Editorial

Erik Gibbs

Bitcoin Core’s SegWit still not viable a year after being introduced

Many individuals knew more than a year ago that Segregated Witness (SegWit) was a bad idea for Bitcoin Core (BTC), and cryptocurrencies in general. SegWit was one of many reasons crypto enthusiasts pushed for Bitcoin Cash (BCH) to forge ahead as the only digital currency that would adhere to the original design of crypto as offered by Satoshi Nakamoto. Of course, everyone now knows that BCH also strayed from the path, which is why Bitcoin SV exists, but this is a topic for a different day. Now, we’re looking at SegWit and wondering why, over a year after it was going to “rock the crypto world,” it is still floundering, not able to achieve the success its developers anticipated.

SegWit was meant to offer better scaling on the BTC blockchain. Scaling on any crypto network is an important feature to ensure that the network can handle a large amount of transactions simultaneously (which is why BSV proponents are dedicated to improving scaling capabilities). However, in the case of SegWit, things haven’t worked out as planned. According to data pulled from OXT, only 36% of all BTC transactions are conducted over the platform.

One of the reasons why SegWit has not received the support that had been expected is because miners, apparently, simply aren’t – and never were – interested in it. Many never upgraded their systems to allow SegWit to operate, which shows how the majority of those in the BTC ecosystem had been opposed to the change. Despite this, developers still pushed forward, determined that they knew what was best for the network. This is similar to how BCH developers reacted ahead of last November’s hard fork, but I digress once again.

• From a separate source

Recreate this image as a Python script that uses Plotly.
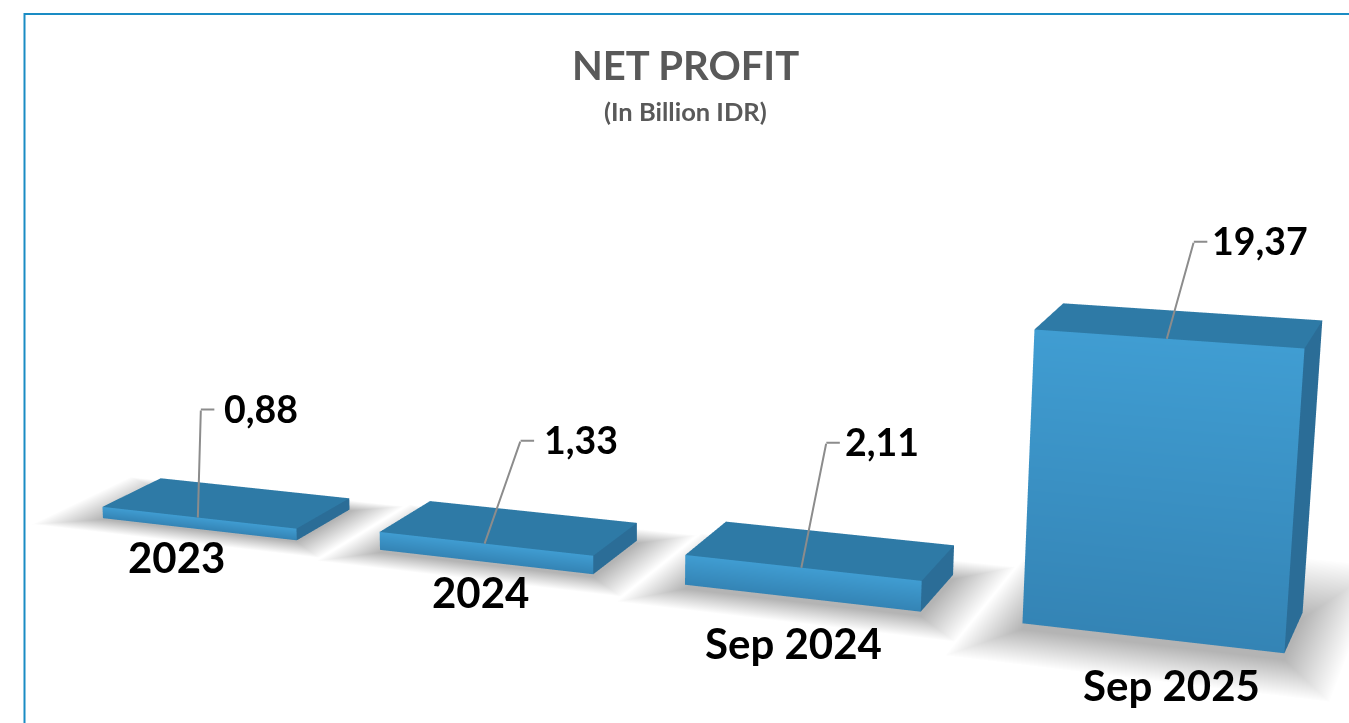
import plotly.graph_objects as go

categories = ["2023", "2024", "Sep 2024", "Sep 2025"]
values = [0.88, 1.33, 2.11, 19.37]
value_labels = ["0,88", "1,33", "2,11", "19,37"]

title_text = "NET PROFIT"
subtitle_text = "(In Billion IDR)"

W = 1349
H = 723
FONT = "Lato"
FRONT_TOP = "#409dd2"
FRONT_BOTTOM = "#3484b5"
TOP_FACE = "#2e7aa6"
SIDE_FACE = "#2b6d97"

# oblique frame of the chart inside the scene, read off the vanishing points
# of the reference (camera space: right, down, forward)
DIR_X = (0.988, 0.0784, -0.136)
DIR_Y = (0.69, -0.43, 0.585)
DIR_Z = (0.00783, -0.9967, -0.0804)
ORIGIN = (0.598, 0.450, 1.5)
EYE = 1.5
SPACING = 0.586
BAR_WIDTH = 0.4157
BAR_DEPTH = 0.112
VALUE_SCALE = 0.02608

# per bar: shadow spread left, right (scene units), front, back (bar depths)
shadow_left = [0.11, 0.085, 0.085, 0.085]
shadow_right = [0.085, 0.085, 0.085, 0.09]
shadow_front = [0.35, 0.4, 0.5, 0.8]
shadow_back = [0.3, 0.4, 0.5, 1.6]

# label offsets in pixels
elbow_dx = [3, 36, 25, 27]
elbow_dy = [108, 103, 125, 97]
label_dx = [24, 57, 42, 43]
cat_dx = [-22, -4, -7, 21]
cat_dy = [-28, -30, -45, -47]


def place(i, across, depth, value):
    # category index, width fraction, depth fraction, value -> scene coordinates
    a = (i - 3) * SPACING + across * BAR_WIDTH
    b = depth * BAR_DEPTH
    c = value * VALUE_SCALE
    q = [ORIGIN[n] + a * DIR_X[n] + b * DIR_Y[n] + c * DIR_Z[n] for n in range(3)]
    return q[0], q[2] - EYE, -q[1]


FLAT = dict(ambient=1, diffuse=0, specular=0, fresnel=0, roughness=1)


def bar_mesh(i, h):
    quads = [
        ([(0, 0, h), (1, 0, h), (1, 0, 0), (0, 0, 0)], [FRONT_TOP, FRONT_TOP, FRONT_BOTTOM, FRONT_BOTTOM]),
        ([(0, 0, h), (1, 0, h), (1, 1, h), (0, 1, h)], [TOP_FACE] * 4),
        ([(1, 0, h), (1, 1, h), (1, 1, 0), (1, 0, 0)], [SIDE_FACE] * 4),
    ]
    xs, ys, zs, cs, ii, jj, kk = [], [], [], [], [], [], []
    for pts, cols in quads:
        n = len(xs)
        for p, c in zip(pts, cols):
            sx, sy, sz = place(i, p[0], p[1], p[2])
            xs.append(sx); ys.append(sy); zs.append(sz); cs.append(c)
        ii += [n, n]
        jj += [n + 1, n + 2]
        kk += [n + 2, n + 3]
    return go.Mesh3d(x=xs, y=ys, z=zs, i=ii, j=jj, k=kk, vertexcolor=cs, lighting=FLAT,
                     hoverinfo="skip", showlegend=False)


def shadow_mesh(i):
    z = -0.1 * (i + 1)
    l = shadow_left[i] / BAR_WIDTH
    r = shadow_right[i] / BAR_WIDTH
    f = shadow_front[i]
    b = shadow_back[i]
    pts = [(0, 0), (1, 0), (1, 1), (0, 1), (-l, -f), (1 + r, -f), (1 + r, 1 + b), (-l, 1 + b)]
    xs, ys, zs = zip(*[place(i, p[0], p[1], z) for p in pts])
    cs = ["#b4b4b4"] * 4 + ["#ffffff"] * 4
    ii, jj, kk = [0, 0], [1, 2], [2, 3]
    for a in range(4):
        c = (a + 1) % 4
        ii += [a, a]
        jj += [c, c + 4]
        kk += [c + 4, a + 4]
    return go.Mesh3d(x=xs, y=ys, z=zs, i=ii, j=jj, k=kk, vertexcolor=cs, lighting=FLAT,
                     hoverinfo="skip", showlegend=False)


fig = go.Figure()
for i in range(len(values)):
    fig.add_trace(shadow_mesh(i))
for i, v in enumerate(values):
    fig.add_trace(bar_mesh(i, v))

notes = []
tiny = dict(family=FONT, size=1, color="#ffffff")
for i, v in enumerate(values):
    sx, sy, sz = place(i, 0.5, 0, v)
    # leader line: rising part, short stub, then the value
    notes.append(dict(x=sx, y=sy, z=sz, text=" ", font=tiny, borderpad=0, showarrow=True, arrowhead=0, arrowwidth=2,
                      arrowcolor="#8c8c8c", ax=elbow_dx[i], ay=-elbow_dy[i], standoff=0))
    notes.append(dict(x=sx, y=sy, z=sz, text=" ", font=tiny, borderpad=0, showarrow=True, arrowhead=0, arrowwidth=2,
                      arrowcolor="#8c8c8c", ax=14, ay=0, xshift=elbow_dx[i], yshift=elbow_dy[i], standoff=0))
    notes.append(dict(x=sx, y=sy, z=sz, text="<b>%s</b>" % value_labels[i], showarrow=False,
                      xanchor="left", yanchor="middle", xshift=label_dx[i], yshift=elbow_dy[i] + 1,
                      font=dict(family=FONT, size=37.5, color="#000000")))
    sx, sy, sz = place(i, 0.5, 0, 0)
    notes.append(dict(x=sx, y=sy, z=sz, text="<b>%s</b>" % categories[i], showarrow=False,
                      xanchor="center", yanchor="middle", xshift=cat_dx[i], yshift=cat_dy[i],
                      font=dict(family=FONT, size=42, color="#000000")))

hidden = dict(visible=False, range=[-2, 2])
fig.update_layout(
    width=W, height=H,
    margin=dict(l=0, r=0, t=0, b=0),
    paper_bgcolor="#ffffff",
    showlegend=False,
    scene=dict(
        domain=dict(x=[0, 1], y=[0, 1]),
        xaxis=hidden, yaxis=hidden, zaxis=hidden,
        aspectmode="manual",
        aspectratio=dict(x=4, y=4, z=4),
        camera=dict(
            eye=dict(x=0, y=-EYE, z=0),
            center=dict(x=0, y=0, z=0),
            up=dict(x=0, y=0, z=1),
            projection=dict(type="perspective"),
        ),
        annotations=notes,
    ),
    annotations=[
        dict(x=685 / W, y=1 - 65 / H, xref="paper", yref="paper", yanchor="middle", xanchor="center",
             text="<b>%s</b>" % title_text, showarrow=False,
             font=dict(family=FONT, size=40, color="#595959")),
        dict(x=685 / W, y=1 - 111 / H, xref="paper", yref="paper", yanchor="middle", xanchor="center",
             text="<b>%s</b>" % subtitle_text, showarrow=False,
             font=dict(family=FONT, size=25.5, color="#595959")),
    ],
    shapes=[
        dict(type="rect", xref="paper", yref="paper", x0=24.5 / W, x1=1.1, y0=-0.1, y1=1 - 14 / H,
             line=dict(color="#1a8cc4", width=2)),
    ],
)

fig.write_html("out.html", config=dict(displayModeBar=False),
               post_script="document.body.style.margin='0';")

SegWit was going to offer a great reduction in transaction fees, which was one of the other primary reasons it was developed. At the time, BTC transaction fees sometimes topped $20, making a $4 cup of coffee paid in BTC worth $24 – certainly not sustainable. However, transaction fees began following on their own – sans SegWit. Once again, developers were wrong, miners were right.

To be fair, introducing a major change such as SegWit certainly is not an easy task to any operational system. However, if the change is actually shown to be valuable, most would choose to adopt it and make the necessary coding modifications. The fact that the majority of the community didn’t accept the idea should be a message to all developers that perhaps they need to give a little more weight to the opinions of the entire crypto ecosystem, not just those of the coding gurus.